Estudos variaram amplamente quanto à aplicação das intervenções aplicadas isoladamente ou em combinação com outros métodos de aquecimento ativo ou passivo para manutenção da normotermia. O tipo de participantes e de intervenções cirúrgicas, assim como o manejo anestésico, intervenções simultâneas e o momento de avaliação dos desfechos também variaram amplamente. O risco de viés dos estudos incluídos foi amplamente incerto devido a limitações dos relatos. A maioria dos estudos não foi encoberta devido à natureza das intervenções e ao fato de que a temperatura era normalmente o principal desfecho. No entanto, como a medida dos desfechos pode ter sido conduzida de maneira encoberta, nós quantificamos o risco de detecção e performance de viés como alto.

A comparação do AASC versus o controle mostrou redução na taxa de infecção da ferida operatória (taxa de risco (TR) 0,36, 95% intervalo de confiança (IC) 0,20 a 0,66; 3 RCTs, 589 participantes, baixa qualidade de evidência). Apenas um estudo com baixo risco de viés observou um efeito benéfico com aquecimento com ar forçado nas principais complicações cardiovasculares (TR 0,22, 95% IC 0,05 a 1,00; 1 RCT com 12 eventos, 300 participantes, baixa qualidade de evidência) em pacientes com risco cardiovascular elevado. Não encontramos efeitos benéficos na mortalidade. AASC também diminuiu o sangramento durante a cirurgia, mas a magnitude desse efeito parece ser irrelevante (MD -46,17Ml, 95% IC -82,74 a -9,59; I2 = 78%; 20 estudos, 1372 participantes). A mesma conclusão se aplica ao total de líquidos infundidos durante a cirurgia (MD - 144.49 Ml, 95% IC -221.57 a -67.40; I2 = 73%; 24 estudos, 1491 participantes). Esses efeitos não se traduziram em uma diminuição significativa do número de participantes sendo transfundidos ou na quantidade média de hemotransfusões. AASC foi associado com uma redução no tremor (TR 0,39, 95% IC 0,28 a 0,54; 29 estudos, 1922 participantes) e em conforto térmico (média de diferenças padronizadas (MDP) 0,76, 95% IC 0,29 a 1,24; I2 = 77%, 4 estudos, 364 participantes).

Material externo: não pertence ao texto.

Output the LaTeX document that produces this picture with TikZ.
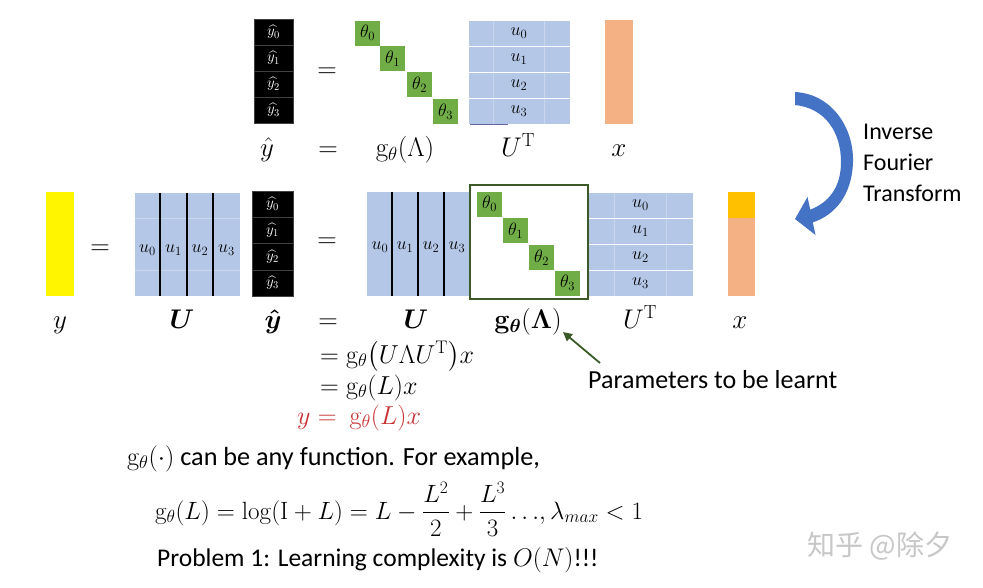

Para a comparação entre diferentes tipos de sistema de AASC e de modos diferentes de administração de um tipo particular de AASC, não encontramos evidência de superioridade para nenhum dos sistemas em termos de desfechos clínicos, exceto na extensão do período de aquecimento com início no pré-operatório, em pacientes submetidos a cirurgias abdominais de grande porte (um estudo com baixo risco de viés).

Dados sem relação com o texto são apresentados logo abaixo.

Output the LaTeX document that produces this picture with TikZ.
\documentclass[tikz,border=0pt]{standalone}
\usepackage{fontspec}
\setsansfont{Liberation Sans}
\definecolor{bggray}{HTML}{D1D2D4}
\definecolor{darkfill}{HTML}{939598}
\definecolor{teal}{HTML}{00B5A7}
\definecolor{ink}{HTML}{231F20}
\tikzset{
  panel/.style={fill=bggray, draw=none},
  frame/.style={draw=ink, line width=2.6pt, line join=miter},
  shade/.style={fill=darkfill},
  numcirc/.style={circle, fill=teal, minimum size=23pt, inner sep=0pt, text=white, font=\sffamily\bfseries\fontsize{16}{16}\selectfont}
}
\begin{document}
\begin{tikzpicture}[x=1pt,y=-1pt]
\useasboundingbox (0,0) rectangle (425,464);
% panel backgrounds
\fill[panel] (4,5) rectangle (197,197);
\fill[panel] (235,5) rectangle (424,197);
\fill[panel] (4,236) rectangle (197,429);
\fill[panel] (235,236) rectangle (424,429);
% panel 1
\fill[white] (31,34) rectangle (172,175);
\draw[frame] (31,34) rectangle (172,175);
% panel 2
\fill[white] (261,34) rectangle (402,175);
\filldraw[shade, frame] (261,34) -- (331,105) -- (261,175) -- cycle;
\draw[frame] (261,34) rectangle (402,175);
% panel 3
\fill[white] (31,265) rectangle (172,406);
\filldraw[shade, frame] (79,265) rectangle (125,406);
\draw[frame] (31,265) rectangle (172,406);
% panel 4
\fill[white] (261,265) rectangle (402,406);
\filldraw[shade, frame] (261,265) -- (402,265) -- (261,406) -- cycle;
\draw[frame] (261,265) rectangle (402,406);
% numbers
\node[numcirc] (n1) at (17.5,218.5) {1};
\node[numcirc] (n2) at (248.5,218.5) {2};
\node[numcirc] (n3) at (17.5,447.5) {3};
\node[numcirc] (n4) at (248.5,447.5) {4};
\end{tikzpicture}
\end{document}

Os dados sobre efeitos adversos são limitados (os mais relevantes estão relacionados a queimaduras). Enquanto alguns estudos incluíram o relato de não terem sido observados efeitos adversos, a maioria deles não faz nenhuma referência a isto. Não há nada no entanto que sugira que o AASC ofereça risco significativo para os pacientes.